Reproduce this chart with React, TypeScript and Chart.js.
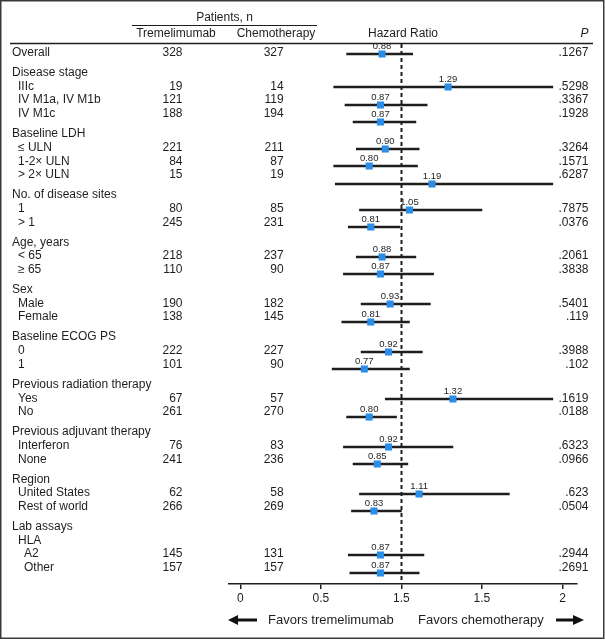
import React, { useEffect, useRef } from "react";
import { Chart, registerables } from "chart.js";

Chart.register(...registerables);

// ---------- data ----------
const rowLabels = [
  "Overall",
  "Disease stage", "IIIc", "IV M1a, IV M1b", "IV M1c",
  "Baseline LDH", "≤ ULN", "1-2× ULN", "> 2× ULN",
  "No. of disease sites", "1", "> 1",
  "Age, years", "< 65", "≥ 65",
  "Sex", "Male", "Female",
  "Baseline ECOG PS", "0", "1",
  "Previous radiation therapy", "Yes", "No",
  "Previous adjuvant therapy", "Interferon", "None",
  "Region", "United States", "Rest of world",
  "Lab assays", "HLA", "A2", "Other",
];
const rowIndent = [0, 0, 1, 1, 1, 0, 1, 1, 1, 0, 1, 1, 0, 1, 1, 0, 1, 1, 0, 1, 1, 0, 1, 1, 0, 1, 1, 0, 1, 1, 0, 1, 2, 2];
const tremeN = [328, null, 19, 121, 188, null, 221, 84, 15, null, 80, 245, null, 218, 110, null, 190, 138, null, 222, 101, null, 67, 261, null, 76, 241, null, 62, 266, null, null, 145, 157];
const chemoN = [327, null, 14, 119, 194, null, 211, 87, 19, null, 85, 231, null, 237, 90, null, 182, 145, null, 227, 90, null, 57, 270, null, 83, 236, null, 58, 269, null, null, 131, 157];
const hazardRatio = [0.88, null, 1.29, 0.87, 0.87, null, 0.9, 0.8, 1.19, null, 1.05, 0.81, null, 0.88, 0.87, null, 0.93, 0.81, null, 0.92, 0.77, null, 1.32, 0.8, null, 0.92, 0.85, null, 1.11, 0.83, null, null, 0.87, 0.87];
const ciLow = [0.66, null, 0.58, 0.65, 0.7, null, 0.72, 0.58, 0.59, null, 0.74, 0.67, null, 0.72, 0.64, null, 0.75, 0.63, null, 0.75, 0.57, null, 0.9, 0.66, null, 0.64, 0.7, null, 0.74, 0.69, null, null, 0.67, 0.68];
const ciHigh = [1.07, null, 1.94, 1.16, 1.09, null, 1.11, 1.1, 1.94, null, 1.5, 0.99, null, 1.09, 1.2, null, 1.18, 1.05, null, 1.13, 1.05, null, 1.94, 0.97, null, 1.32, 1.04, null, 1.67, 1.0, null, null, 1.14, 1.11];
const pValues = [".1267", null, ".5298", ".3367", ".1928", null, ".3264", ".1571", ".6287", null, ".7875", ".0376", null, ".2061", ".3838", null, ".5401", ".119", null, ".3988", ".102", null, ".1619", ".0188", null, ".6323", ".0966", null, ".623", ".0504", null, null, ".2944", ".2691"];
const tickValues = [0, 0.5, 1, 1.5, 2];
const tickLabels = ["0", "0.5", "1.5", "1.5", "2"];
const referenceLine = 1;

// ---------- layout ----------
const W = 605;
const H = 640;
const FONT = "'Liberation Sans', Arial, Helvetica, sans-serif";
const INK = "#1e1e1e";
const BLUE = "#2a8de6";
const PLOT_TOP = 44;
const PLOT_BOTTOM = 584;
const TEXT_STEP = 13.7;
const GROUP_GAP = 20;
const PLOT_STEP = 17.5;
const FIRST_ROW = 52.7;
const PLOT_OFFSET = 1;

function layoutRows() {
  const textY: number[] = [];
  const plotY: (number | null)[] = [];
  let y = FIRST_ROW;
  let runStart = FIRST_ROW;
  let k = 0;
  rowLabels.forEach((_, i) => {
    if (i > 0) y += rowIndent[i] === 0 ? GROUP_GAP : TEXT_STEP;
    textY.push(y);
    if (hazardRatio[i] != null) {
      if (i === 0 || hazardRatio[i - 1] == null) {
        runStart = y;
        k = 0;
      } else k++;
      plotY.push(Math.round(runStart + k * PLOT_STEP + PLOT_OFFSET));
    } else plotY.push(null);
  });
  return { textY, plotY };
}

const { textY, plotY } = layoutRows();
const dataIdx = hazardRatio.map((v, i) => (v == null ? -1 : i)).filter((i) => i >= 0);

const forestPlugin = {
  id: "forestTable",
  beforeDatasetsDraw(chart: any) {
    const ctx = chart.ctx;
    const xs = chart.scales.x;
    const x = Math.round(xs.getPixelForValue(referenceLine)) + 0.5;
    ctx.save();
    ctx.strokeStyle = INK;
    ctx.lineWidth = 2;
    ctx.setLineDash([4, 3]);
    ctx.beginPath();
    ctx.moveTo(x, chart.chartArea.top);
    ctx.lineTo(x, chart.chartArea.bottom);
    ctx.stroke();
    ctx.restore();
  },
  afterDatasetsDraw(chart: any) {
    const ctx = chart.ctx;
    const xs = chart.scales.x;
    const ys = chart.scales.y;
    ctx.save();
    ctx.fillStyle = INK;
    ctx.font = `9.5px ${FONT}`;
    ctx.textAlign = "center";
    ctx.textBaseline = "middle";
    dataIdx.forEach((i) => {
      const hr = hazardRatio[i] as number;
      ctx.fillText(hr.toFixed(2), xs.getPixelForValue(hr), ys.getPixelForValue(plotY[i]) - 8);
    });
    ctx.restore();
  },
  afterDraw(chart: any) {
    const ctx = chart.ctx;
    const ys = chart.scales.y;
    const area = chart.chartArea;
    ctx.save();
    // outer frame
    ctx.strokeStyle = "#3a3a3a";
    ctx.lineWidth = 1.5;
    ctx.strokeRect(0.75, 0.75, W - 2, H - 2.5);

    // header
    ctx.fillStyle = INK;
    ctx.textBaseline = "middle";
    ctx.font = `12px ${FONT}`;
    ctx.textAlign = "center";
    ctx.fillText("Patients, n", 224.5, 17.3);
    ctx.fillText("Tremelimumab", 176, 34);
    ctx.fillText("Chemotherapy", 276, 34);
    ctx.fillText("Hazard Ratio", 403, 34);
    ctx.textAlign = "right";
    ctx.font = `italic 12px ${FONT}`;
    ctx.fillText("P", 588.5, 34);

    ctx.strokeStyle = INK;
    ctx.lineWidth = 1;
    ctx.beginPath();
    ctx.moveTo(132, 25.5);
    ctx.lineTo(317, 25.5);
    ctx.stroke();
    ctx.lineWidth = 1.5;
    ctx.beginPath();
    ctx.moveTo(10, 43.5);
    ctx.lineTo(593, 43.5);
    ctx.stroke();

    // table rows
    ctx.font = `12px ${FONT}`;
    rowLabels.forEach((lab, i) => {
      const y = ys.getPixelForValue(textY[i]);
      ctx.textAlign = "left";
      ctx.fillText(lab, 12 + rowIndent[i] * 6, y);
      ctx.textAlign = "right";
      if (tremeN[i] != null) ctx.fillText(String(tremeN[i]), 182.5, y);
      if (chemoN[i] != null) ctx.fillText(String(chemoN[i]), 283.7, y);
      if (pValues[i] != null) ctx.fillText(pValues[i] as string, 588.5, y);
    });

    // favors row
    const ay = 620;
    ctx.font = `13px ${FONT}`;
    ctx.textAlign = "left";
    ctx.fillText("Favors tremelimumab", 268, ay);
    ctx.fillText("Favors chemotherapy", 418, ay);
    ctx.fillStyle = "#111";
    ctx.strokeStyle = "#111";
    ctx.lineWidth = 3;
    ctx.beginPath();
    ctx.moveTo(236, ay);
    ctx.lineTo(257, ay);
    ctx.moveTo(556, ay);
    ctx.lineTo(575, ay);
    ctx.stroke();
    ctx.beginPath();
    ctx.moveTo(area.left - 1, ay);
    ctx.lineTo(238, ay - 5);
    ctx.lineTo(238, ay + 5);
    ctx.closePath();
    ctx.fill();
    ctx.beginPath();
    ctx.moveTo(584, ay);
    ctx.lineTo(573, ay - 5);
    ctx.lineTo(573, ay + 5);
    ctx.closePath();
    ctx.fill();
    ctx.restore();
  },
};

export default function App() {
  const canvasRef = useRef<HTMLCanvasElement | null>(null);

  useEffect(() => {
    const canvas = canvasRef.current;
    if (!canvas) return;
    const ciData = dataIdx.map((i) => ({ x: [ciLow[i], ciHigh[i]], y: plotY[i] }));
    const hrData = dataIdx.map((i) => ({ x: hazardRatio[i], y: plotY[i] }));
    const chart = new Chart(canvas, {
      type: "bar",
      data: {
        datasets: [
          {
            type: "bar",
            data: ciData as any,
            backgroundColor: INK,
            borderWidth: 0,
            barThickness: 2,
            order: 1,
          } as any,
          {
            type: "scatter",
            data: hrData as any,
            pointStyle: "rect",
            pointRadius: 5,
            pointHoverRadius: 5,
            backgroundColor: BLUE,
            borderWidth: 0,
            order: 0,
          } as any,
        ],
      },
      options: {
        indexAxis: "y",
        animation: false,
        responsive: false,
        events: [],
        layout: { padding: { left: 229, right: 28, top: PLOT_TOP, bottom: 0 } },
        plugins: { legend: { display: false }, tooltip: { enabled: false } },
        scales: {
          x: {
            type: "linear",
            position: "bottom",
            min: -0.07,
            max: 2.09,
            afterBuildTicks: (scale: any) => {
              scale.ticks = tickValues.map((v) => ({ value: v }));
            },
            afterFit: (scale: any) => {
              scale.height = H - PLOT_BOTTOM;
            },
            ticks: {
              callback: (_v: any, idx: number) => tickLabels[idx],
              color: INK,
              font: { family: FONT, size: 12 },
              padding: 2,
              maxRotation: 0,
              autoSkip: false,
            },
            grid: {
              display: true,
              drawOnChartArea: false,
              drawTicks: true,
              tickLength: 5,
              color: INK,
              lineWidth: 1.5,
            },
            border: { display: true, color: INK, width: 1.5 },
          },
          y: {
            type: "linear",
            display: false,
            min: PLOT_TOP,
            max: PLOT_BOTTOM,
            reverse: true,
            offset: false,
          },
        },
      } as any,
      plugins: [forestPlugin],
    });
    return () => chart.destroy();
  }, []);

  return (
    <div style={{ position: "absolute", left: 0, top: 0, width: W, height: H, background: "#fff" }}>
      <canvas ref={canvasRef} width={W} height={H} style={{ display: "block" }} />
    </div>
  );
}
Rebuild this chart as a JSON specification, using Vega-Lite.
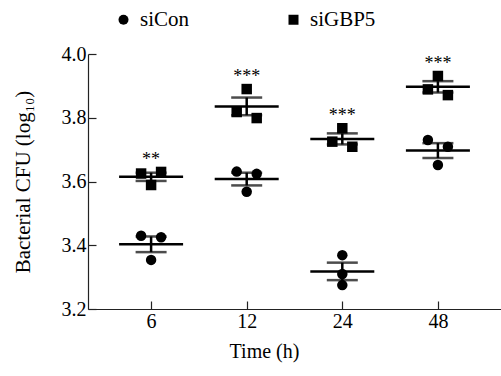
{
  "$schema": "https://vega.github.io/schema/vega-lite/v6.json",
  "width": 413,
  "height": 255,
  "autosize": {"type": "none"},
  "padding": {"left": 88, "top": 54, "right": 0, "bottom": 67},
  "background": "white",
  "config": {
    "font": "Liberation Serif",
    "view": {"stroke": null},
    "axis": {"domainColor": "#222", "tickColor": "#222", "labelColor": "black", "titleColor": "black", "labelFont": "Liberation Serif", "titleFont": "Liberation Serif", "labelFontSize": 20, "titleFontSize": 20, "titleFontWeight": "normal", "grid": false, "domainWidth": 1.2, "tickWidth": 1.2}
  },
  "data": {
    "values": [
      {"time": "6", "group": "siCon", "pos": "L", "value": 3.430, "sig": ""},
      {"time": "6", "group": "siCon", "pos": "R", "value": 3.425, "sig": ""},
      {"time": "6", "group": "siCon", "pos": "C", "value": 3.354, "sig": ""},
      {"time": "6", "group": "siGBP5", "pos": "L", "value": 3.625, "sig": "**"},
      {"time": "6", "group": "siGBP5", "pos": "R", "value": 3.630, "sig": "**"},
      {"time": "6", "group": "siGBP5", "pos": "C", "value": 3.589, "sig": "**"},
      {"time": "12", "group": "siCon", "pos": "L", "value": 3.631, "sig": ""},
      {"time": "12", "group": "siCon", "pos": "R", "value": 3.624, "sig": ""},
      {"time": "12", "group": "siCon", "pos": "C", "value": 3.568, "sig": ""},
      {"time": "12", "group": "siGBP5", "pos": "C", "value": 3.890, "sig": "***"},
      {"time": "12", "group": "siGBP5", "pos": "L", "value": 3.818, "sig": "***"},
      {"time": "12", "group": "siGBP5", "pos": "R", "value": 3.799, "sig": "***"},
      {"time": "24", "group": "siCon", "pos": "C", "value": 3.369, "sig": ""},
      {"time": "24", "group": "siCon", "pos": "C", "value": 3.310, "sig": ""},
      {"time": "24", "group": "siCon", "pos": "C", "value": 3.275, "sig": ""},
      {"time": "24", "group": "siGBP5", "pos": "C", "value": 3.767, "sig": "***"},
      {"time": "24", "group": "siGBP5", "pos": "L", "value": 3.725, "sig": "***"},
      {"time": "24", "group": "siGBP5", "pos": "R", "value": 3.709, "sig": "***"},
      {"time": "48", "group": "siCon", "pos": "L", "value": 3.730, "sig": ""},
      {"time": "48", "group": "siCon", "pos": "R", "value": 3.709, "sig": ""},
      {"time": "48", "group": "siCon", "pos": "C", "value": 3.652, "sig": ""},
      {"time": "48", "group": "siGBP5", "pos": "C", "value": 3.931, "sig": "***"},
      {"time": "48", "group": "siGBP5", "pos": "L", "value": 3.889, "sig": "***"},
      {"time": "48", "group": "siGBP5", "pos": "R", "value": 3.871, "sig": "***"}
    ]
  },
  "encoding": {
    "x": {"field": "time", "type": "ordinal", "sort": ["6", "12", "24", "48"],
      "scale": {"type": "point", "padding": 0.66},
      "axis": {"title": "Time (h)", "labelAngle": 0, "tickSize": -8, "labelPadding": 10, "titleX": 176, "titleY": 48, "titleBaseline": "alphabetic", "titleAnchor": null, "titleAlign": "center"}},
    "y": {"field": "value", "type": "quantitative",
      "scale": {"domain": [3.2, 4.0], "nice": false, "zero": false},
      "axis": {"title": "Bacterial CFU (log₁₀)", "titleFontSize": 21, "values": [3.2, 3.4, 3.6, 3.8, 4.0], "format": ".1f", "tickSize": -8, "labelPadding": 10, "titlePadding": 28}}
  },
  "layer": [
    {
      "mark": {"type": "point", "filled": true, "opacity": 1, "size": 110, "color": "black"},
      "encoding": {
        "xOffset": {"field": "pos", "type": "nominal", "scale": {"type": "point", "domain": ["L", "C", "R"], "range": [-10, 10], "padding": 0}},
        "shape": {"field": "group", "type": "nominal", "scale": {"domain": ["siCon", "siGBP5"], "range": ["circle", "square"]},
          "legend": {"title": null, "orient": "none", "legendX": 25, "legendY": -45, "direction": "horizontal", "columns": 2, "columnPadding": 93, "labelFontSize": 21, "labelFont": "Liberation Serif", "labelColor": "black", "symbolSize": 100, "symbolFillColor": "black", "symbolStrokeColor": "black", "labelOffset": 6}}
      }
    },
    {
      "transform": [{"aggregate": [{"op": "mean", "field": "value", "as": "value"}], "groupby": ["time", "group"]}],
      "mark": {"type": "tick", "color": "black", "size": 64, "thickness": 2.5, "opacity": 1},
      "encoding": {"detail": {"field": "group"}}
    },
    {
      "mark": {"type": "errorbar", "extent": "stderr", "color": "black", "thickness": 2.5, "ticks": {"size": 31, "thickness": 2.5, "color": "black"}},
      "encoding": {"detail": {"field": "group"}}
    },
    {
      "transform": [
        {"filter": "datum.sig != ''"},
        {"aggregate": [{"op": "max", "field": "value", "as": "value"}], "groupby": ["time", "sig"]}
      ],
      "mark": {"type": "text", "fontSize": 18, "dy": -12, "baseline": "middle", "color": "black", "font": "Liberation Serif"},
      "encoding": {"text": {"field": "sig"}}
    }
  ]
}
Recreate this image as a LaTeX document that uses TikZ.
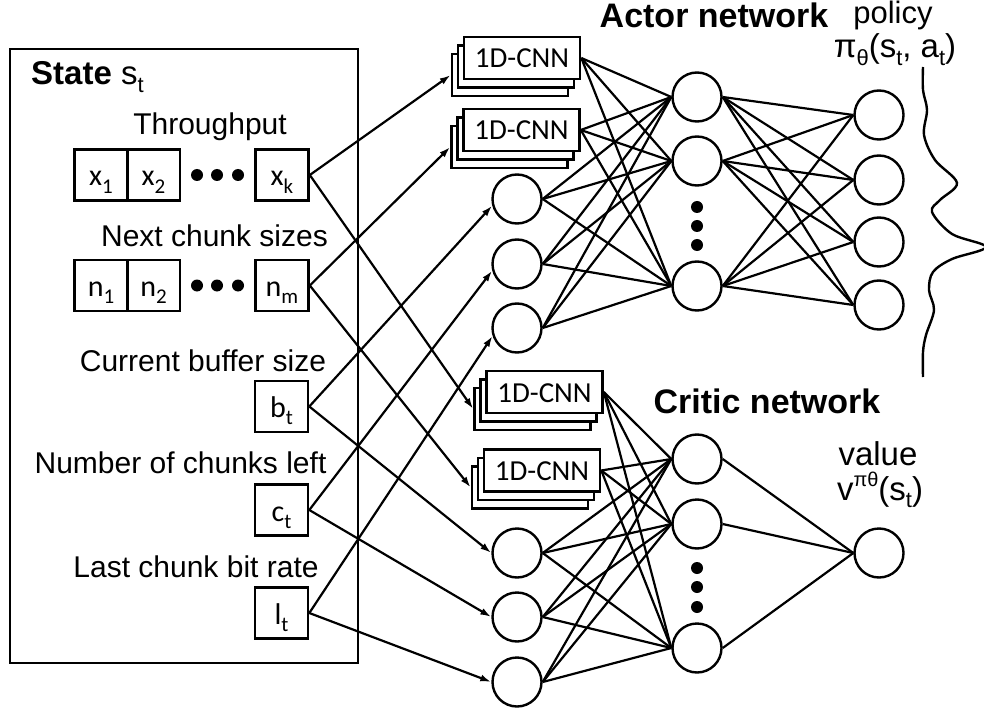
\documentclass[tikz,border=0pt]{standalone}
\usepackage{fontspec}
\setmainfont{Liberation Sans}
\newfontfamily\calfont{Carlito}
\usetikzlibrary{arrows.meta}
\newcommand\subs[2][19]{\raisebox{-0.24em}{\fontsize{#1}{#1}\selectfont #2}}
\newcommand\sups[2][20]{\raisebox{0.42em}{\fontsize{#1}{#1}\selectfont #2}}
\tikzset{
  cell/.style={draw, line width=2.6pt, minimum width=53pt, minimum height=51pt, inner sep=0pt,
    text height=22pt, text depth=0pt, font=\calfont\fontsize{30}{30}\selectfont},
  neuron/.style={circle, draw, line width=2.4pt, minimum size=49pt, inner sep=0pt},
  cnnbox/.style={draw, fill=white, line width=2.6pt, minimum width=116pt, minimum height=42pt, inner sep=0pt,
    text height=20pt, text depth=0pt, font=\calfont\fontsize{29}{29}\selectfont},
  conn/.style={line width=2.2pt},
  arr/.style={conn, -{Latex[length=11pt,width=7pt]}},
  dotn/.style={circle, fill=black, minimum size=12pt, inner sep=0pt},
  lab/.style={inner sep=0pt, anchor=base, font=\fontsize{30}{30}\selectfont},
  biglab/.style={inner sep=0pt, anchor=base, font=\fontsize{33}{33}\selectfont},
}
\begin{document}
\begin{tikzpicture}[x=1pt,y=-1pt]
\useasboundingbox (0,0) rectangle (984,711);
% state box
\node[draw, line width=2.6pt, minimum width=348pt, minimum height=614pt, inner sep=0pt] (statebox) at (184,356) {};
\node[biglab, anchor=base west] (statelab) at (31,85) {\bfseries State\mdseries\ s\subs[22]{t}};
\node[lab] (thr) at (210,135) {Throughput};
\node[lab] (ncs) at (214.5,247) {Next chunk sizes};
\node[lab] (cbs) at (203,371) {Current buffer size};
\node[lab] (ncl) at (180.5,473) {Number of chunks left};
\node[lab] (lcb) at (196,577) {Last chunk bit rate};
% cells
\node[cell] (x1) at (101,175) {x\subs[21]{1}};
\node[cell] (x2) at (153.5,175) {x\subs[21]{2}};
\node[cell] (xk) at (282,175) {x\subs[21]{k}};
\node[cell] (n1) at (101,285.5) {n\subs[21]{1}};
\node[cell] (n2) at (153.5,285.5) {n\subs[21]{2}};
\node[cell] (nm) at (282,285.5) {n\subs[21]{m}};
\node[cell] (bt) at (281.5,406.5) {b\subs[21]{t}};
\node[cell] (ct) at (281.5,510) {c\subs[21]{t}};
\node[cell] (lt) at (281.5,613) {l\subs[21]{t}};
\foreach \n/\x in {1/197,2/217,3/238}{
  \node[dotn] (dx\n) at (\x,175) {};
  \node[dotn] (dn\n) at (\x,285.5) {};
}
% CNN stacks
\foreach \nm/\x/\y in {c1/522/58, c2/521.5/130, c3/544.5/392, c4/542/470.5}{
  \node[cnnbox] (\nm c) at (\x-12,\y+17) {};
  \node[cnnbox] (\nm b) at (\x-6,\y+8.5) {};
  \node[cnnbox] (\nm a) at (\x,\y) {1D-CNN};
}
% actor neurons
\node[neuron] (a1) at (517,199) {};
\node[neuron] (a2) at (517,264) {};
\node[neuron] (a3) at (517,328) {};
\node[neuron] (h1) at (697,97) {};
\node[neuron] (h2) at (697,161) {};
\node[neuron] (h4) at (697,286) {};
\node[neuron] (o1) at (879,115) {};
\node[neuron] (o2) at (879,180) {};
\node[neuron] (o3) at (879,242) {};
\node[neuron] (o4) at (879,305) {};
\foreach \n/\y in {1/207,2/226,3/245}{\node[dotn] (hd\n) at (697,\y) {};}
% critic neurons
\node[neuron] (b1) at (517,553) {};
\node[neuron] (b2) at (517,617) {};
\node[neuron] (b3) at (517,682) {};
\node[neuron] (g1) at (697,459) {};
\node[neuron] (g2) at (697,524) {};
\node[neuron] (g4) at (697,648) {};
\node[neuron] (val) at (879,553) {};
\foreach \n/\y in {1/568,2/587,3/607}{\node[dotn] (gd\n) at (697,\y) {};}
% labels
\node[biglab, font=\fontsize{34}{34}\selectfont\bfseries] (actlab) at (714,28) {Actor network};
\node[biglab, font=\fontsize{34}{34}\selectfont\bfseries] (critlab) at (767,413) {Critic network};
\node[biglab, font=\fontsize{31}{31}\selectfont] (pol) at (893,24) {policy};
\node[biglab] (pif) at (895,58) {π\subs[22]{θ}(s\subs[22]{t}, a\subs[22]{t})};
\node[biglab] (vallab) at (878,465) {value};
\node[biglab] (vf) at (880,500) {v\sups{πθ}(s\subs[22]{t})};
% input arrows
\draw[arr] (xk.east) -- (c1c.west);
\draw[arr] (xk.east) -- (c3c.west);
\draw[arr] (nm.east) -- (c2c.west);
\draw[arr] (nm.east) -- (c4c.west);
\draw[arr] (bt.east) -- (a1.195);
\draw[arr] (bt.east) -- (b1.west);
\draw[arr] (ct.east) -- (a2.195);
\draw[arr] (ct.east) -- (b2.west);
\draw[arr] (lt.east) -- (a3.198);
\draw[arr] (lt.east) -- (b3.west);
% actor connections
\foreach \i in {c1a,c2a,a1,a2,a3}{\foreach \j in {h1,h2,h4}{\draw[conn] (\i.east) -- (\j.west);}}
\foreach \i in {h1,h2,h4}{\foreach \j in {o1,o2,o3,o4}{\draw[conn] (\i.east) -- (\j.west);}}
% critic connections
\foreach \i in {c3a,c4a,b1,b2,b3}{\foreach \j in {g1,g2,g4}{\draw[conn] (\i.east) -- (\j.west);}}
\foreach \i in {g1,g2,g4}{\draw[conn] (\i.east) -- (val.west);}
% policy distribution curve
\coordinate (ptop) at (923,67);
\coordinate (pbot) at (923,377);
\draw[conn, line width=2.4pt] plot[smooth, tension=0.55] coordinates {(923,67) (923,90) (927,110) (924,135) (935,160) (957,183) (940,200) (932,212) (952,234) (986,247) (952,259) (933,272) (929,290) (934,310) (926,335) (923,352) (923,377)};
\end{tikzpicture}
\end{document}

• • •

■ DIRECTION
Only the lines from the start of the records to the one containing "Chart.register(...registerables);" should be repeated, exactly and with both ends kept; drop any pictures.

■ REPLY
Reproduce this chart with React, TypeScript and Chart.js.
import React, { useEffect, useRef } from "react";
import { Chart, registerables } from "chart.js";

Chart.register(...registerables);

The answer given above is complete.